那陆弃,应该没引起他怀疑吧?
“是。”她从容应对,“只是民妇今日替罗麒治疗,手法乃是从古籍所学,并无把握,是以起初不敢应下。”
如此惊世骇俗的技艺,她不想师父背锅。
“而且,”她想了想,补充道,“这种手法,只,只能用于男科。”
动手术刀的事情,她不想再为外人所知。
贺长楷一口茶水险些喷出来,咳嗽了半晌后,脸拉得很长,寒眸慑人,但又没办法接话。
即使他不承认她是陆弃的妻子,也得承认现在她是陆弃的女人。
和她谈这个话题,他做不到。
“听说你嫁了个瘸子?”贺长楷又道。
苏清欢心里一紧,面上却不敢露出分毫,道:“我相公确实有残疾,然而依然是伟岸丈夫,身残志坚。”
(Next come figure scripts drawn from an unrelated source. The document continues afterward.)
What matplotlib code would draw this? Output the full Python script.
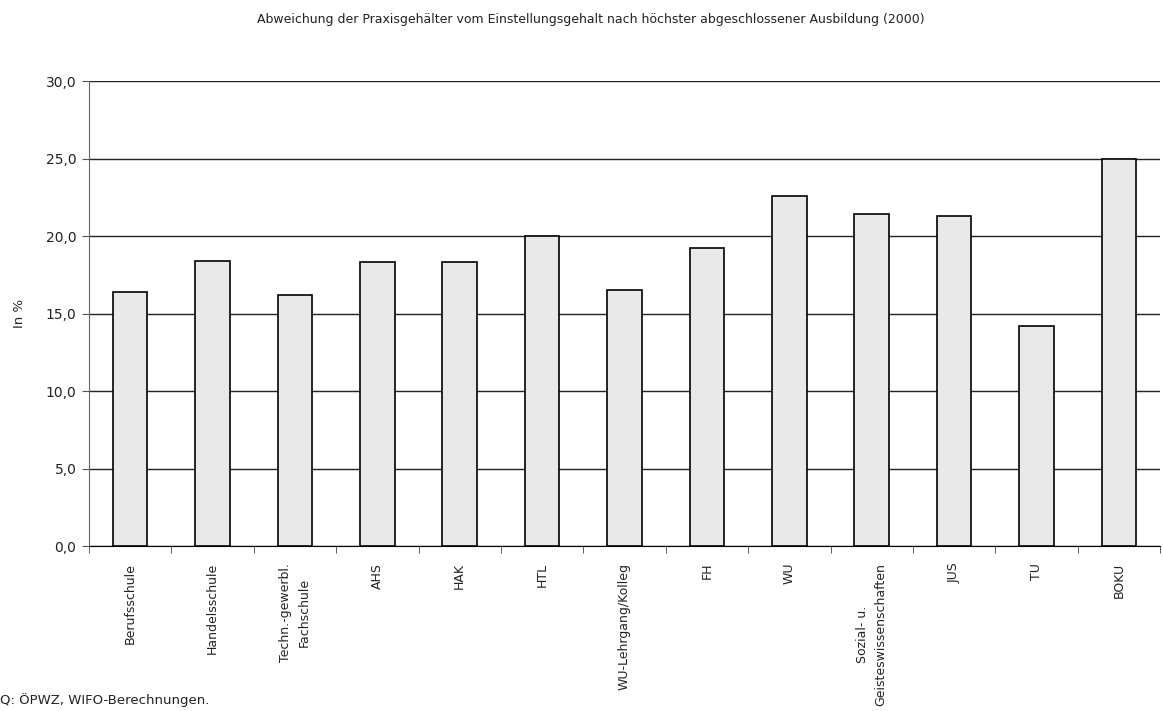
import numpy as np
import matplotlib
matplotlib.use('Agg')
import matplotlib.pyplot as plt
from matplotlib.ticker import FixedLocator, FuncFormatter

plt.rcParams['font.family'] = ['DejaVu Sans']
plt.rcParams['font.size'] = 9
plt.rcParams['text.color'] = '#222222'

# Daten
kategorien = ['Berufsschule', 'Handelsschule', 'Techn.-gewerbl.\nFachschule', 'AHS', 'HAK', 'HTL',
              'WU-Lehrgang/Kolleg', 'FH', 'WU', 'Sozial- u.\nGeisteswissenschaften', 'JUS', 'TU', 'BOKU']
werte = [16.4, 18.4, 16.2, 18.3, 18.3, 20.0, 16.5, 19.2, 22.6, 21.4, 21.3, 14.2, 25.0]
y_ticks = [0, 5, 10, 15, 20, 25, 30]

fig = plt.figure(figsize=(11.63, 7.11), dpi=100)
ax = fig.add_axes([0.0765, 0.232, 0.921, 0.654])

x = np.arange(len(kategorien))
ax.bar(x, werte, width=0.42, color='#e9e9e9', edgecolor='black', linewidth=1.2, zorder=3)

ax.set_xlim(-0.5, len(kategorien) - 0.5)
ax.set_ylim(0, 30)
ax.set_yticks(y_ticks)
ax.yaxis.set_major_formatter(FuncFormatter(lambda v, p: f'{v:.1f}'.replace('.', ',')))
ax.yaxis.grid(True, color='#222222', linewidth=1.0, zorder=0)
ax.tick_params(axis='y', direction='out', length=5, color='#555555', labelsize=10,
               labelcolor='#222222', pad=4)

ax.set_xticks(x)
ax.set_xticklabels(kategorien, rotation=90, ha='center', va='top', multialignment='center',
                   fontsize=9, linespacing=1.6, color='#222222')
ax.tick_params(axis='x', which='major', length=0, pad=12)
ax.xaxis.set_minor_locator(FixedLocator(np.arange(-0.5, len(kategorien), 1.0)))
ax.tick_params(axis='x', which='minor', direction='out', length=5, color='#444444')

for s in ['top', 'right']:
    ax.spines[s].set_visible(False)
ax.spines['left'].set_color('#666666')
ax.spines['bottom'].set_color('black')

ax.set_ylabel('In %', fontsize=9.5, labelpad=14, color='#222222')

fig.text(0.508, 0.972, 'Abweichung der Praxisgehälter vom Einstellungsgehalt nach höchster abgeschlossener Ausbildung (2000)',
         ha='center', va='center', fontsize=9)
fig.text(0.0, 0.006, 'Q: ÖPWZ, WIFO-Berechnungen.', ha='left', va='bottom', fontsize=9.5)

fig.savefig('out.png', dpi=100)
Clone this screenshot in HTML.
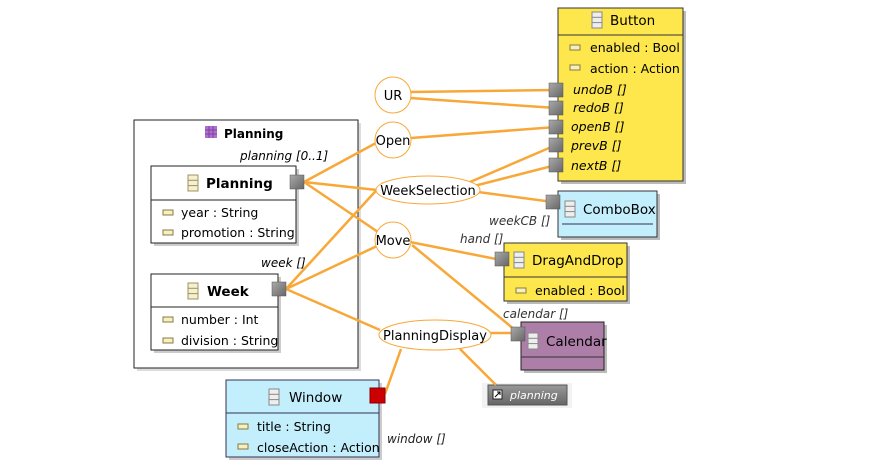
<!DOCTYPE html>
<html><head><style>
body{margin:0;background:#fff;}
svg text{font-family:"DejaVu Sans","Liberation Sans",sans-serif;}
</style></head><body>
<svg width="880" height="471" viewBox="0 0 880 471" xmlns="http://www.w3.org/2000/svg">
<defs>
<linearGradient id="pg" x1="0" y1="0" x2="1" y2="1"><stop offset="0" stop-color="#aaa"/><stop offset="1" stop-color="#666"/></linearGradient>
<linearGradient id="sg" x1="0" y1="0" x2="0" y2="1"><stop offset="0" stop-color="#999"/><stop offset="1" stop-color="#666"/></linearGradient>
<g id="ci"><rect x="0" y="0" width="10" height="16" fill="#f4f0d0" stroke="#a09060"/><line x1="0" y1="5.3" x2="10" y2="5.3" stroke="#a09060"/><line x1="0" y1="10.6" x2="10" y2="10.6" stroke="#a09060"/></g>
<g id="ci2"><rect x="0" y="0" width="10" height="16" fill="#eee" stroke="#888"/><line x1="0" y1="5.3" x2="10" y2="5.3" stroke="#888"/><line x1="0" y1="10.6" x2="10" y2="10.6" stroke="#888"/></g>
<g id="ai"><rect x="0" y="0" width="10" height="5" fill="#f4f0c0" stroke="#8a7a40"/></g>
</defs>

<rect x="137" y="123" width="224" height="248" fill="#ddd"/>
<rect x="134" y="120" width="224" height="248" fill="#fff" stroke="#222"/>
<g transform="translate(205,126)"><rect width="12" height="12" fill="#b070d0"/><path d="M4 0V12M8 0V12M0 4H12M0 8H12" stroke="#8040a0"/></g>
<text x="224" y="138" font-size="12" font-weight="bold">Planning</text>

<rect x="154" y="169" width="145" height="77" fill="#ccc"/>
<rect x="151" y="166" width="145" height="77" fill="#fff" stroke="#222"/>
<line x1="151" y1="200" x2="296" y2="200" stroke="#222"/>
<use href="#ci" x="188" y="175"/>
<text x="206" y="188" font-size="13.5" font-weight="bold">Planning</text>
<use href="#ai" x="163" y="210"/><text x="181" y="217" font-size="12.5">year : String</text>
<use href="#ai" x="163" y="230"/><text x="181" y="237" font-size="12.5">promotion : String</text>
<text x="240" y="160" font-size="12" font-style="italic">planning [0..1]</text>

<rect x="154" y="277" width="127" height="76" fill="#ccc"/>
<rect x="151" y="274" width="127" height="76" fill="#fff" stroke="#222"/>
<line x1="151" y1="307" x2="278" y2="307" stroke="#222"/>
<use href="#ci" x="188" y="283"/>
<text x="207" y="296" font-size="13.5" font-weight="bold">Week</text>
<use href="#ai" x="163" y="317"/><text x="181" y="324" font-size="12.5">number : Int</text>
<use href="#ai" x="163" y="338"/><text x="181" y="345" font-size="12.5">division : String</text>
<text x="261" y="267" font-size="12" font-style="italic">week []</text>

<rect x="561" y="11" width="125" height="173" fill="#bbb"/>
<rect x="558" y="8" width="125" height="173" fill="#fde74c" stroke="#333"/>
<line x1="558" y1="35" x2="683" y2="35" stroke="#333"/>
<use href="#ci2" x="592" y="12"/>
<text x="610" y="25" font-size="13.5">Button</text>
<use href="#ai" x="570" y="45"/><text x="590" y="52" font-size="12.5">enabled : Bool</text>
<use href="#ai" x="570" y="65"/><text x="590" y="73" font-size="12.5">action : Action</text>
<text x="573" y="94" font-size="12.5" font-style="italic">undoB []</text>
<text x="573" y="112" font-size="12.5" font-style="italic">redoB []</text>
<text x="571" y="131" font-size="12.5" font-style="italic">openB []</text>
<text x="571" y="150" font-size="12.5" font-style="italic">prevB []</text>
<text x="571" y="170" font-size="12.5" font-style="italic">nextB []</text>

<rect x="561" y="194" width="99" height="46" fill="#bbb"/>
<rect x="558" y="191" width="99" height="46" fill="#c3eefc" stroke="#333"/>
<line x1="562" y1="224" x2="653" y2="224" stroke="#335"/>
<use href="#ci2" x="565" y="201"/>
<text x="583" y="214" font-size="13.5">ComboBox</text>
<text x="489" y="225" font-size="12" font-style="italic" fill="#333">weekCB []</text>

<rect x="507" y="246" width="123" height="58" fill="#bbb"/>
<rect x="504" y="243" width="123" height="58" fill="#fde74c" stroke="#333"/>
<line x1="504" y1="277" x2="627" y2="277" stroke="#333"/>
<use href="#ci2" x="514" y="252"/>
<text x="532" y="265" font-size="13.5">DragAndDrop</text>
<use href="#ai" x="516" y="288"/><text x="535" y="295" font-size="12.5">enabled : Bool</text>
<text x="460" y="243" font-size="12" font-style="italic" fill="#333">hand []</text>

<rect x="524" y="325" width="83" height="48" fill="#bbb"/>
<rect x="521" y="322" width="83" height="48" fill="#ad7fa8" stroke="#222"/>
<line x1="521" y1="357" x2="604" y2="357" stroke="#333"/>
<use href="#ci2" x="528" y="333"/>
<text x="546" y="346" font-size="13.5">Calendar</text>
<text x="503" y="318" font-size="12" font-style="italic" fill="#333">calendar []</text>

<rect x="229" y="383" width="153" height="77" fill="#ccc"/>
<rect x="226" y="380" width="153" height="77" fill="#c3eefc" stroke="#335"/>
<line x1="226" y1="413" x2="379" y2="413" stroke="#335"/>
<use href="#ci2" x="269" y="389"/>
<text x="289" y="402" font-size="13.5">Window</text>
<use href="#ai" x="238" y="424"/><text x="257" y="431" font-size="12.5">title : String</text>
<use href="#ai" x="238" y="444"/><text x="257" y="452" font-size="12.5">closeAction : Action</text>
<text x="387" y="443" font-size="12" font-style="italic" fill="#222">window []</text>

<rect x="482" y="383" width="90" height="25" fill="#f2f2f2"/>
<rect x="488" y="385" width="79" height="20" fill="url(#sg)" stroke="#555"/>
<rect x="493" y="390" width="9" height="9" fill="#fff" stroke="#222"/><path d="M495 397L500 392M497 392H500V395" stroke="#000" fill="none"/>
<text x="510" y="399" font-size="11" font-style="italic" fill="#fff">planning</text>

<g stroke="#f8a838" stroke-width="2.5" fill="none">
<line x1="410" y1="92" x2="556" y2="90"/>
<line x1="410" y1="98" x2="556" y2="108"/>
<line x1="411" y1="138" x2="556" y2="127"/>
<line x1="470" y1="182" x2="556" y2="145"/>
<line x1="474" y1="186" x2="556" y2="165"/>
<line x1="478" y1="192" x2="553" y2="202"/>
<line x1="304" y1="182" x2="376" y2="143"/>
<line x1="304" y1="182" x2="377" y2="190"/>
<line x1="304" y1="182" x2="378" y2="232"/>
<line x1="286" y1="289" x2="383" y2="183"/>
<line x1="286" y1="289" x2="377" y2="246"/>
<line x1="286" y1="289" x2="380" y2="330"/>
<line x1="410" y1="242" x2="496" y2="259"/>
<line x1="412" y1="245" x2="515" y2="330"/>
<line x1="490" y1="333" x2="511" y2="333"/>
<line x1="401" y1="349" x2="385" y2="394"/>
<line x1="460" y1="349" x2="496" y2="385"/>
</g>

<g fill="#fff" stroke="#f8a838" stroke-width="1">
<circle cx="393" cy="95" r="18"/>
<circle cx="393" cy="140" r="18"/>
<ellipse cx="428" cy="190" rx="52" ry="14"/>
<circle cx="393" cy="240" r="18"/>
<ellipse cx="435" cy="335" rx="56" ry="15"/>
</g>
<g font-size="13" text-anchor="middle">
<text x="393" y="100">UR</text>
<text x="393" y="145">Open</text>
<text x="428" y="195">WeekSelection</text>
<text x="393" y="245">Move</text>
<text x="435" y="340">PlanningDisplay</text>
</g>

<g fill="url(#pg)" stroke="#555" stroke-width="0.5">
<rect x="290" y="175" width="14" height="14"/>
<rect x="272" y="282" width="14" height="14"/>
<rect x="549" y="83" width="14" height="14"/>
<rect x="549" y="101" width="14" height="14"/>
<rect x="549" y="120" width="14" height="14"/>
<rect x="549" y="138" width="14" height="14"/>
<rect x="549" y="158" width="14" height="14"/>
<rect x="546" y="195" width="14" height="14"/>
<rect x="495" y="252" width="14" height="14"/>
<rect x="511" y="327" width="14" height="14"/>
</g>
<rect x="370" y="388" width="15" height="15" fill="#cc0000" stroke="#800"/>
</svg>
</body></html>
“宁娶大户婢,不娶小户女。你在程家多年,又有薛太医为师,被卖出去,侥幸得了一命,再嫁个殷实人家也是可以的,为什么要嫁给个他?”贺长楷手中两枚钢珠转的飞快。
苏清欢不敢再答,心中飞快揣测他这话的意思。
翻来覆去往陆弃身上靠,他是察觉什么了?
“说话!”贺长楷厉声呵斥道。
苏清欢心跳如擂鼓,斟酌着道:“我祖母败坏我名声,是以”
“祖母是长辈,无论如何,你不该如此说。”
苏清欢:我心里有句mmp,不知道当讲不当讲
“是。”她怂!
贺长楷对着低眉顺眼的她,有种一拳打到棉花上的感觉。